It's National Cookie Day! That means it must be the perfect day to whip of a batch or two of delightful cookies. Perhaps, you like
Russian Tea Cakes or
Scottish Shortbread, two of my favorite Christmas cookies. Or maybe you'd like something a little bit spicier, such as this recipe for
gingerbread cookies from the Grand Floridian. While your gingerbread display may not be as grand as the ones found in previous years throughout the resorts, at least it will be delicious.
Gingerbread Cookies
Makes approximately 3 dozen
- 1 cup butter, softened
- 2 1/2 cups confectioners' sugar, sifted
- 2 eggs
- 3 2/3 cup all-purpose flour
- 2 1/2 tsp ground cinnamon
- 2 1/4 tsp ground coriander
- 2 tsp ground star anise
- 1 tsp ground fennel
- 1 tsp ground ginger
- 1 tsp ground clove
- 1/4 tsp ground mace
- 1 1/4 tsp baking powder
- 1/2 tsp salt
Combine butter and sugar in bowl of electric mixer and beat until smooth. Beat in eggs. Sift together flour, spices, baking powder and salt. With mixer on low, slowly add dry ingredients and mix until dough holds together. Remove from bowl and divide in two. Wrap each half in plastic wrap and refrigerate until firm, 2 to 4 hours.

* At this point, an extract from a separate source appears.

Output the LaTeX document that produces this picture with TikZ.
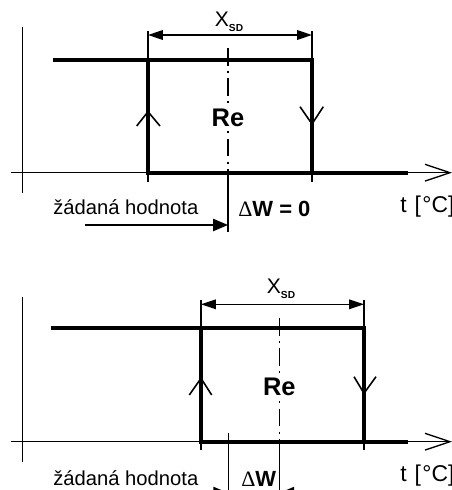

Preheat oven to 350°. Line two baking sheets with parchment paper. Remove one half of dough and allow it to sit at room temperature for 10 minutes, until pliable. Place on a lightly floured surface and roll to 1/8 inch thick, flooring the surface and rolling pin as needed.
Dip cutters in flour before cutting out cookies. Transfer to baking sheet at least 1 inch apart. Bake until firm and edges begin to brown, 10 to 14 minutes. Allow to cool slightly on cookie sheet, then transfer to a rack to cool completely. Repeat with remaining dough.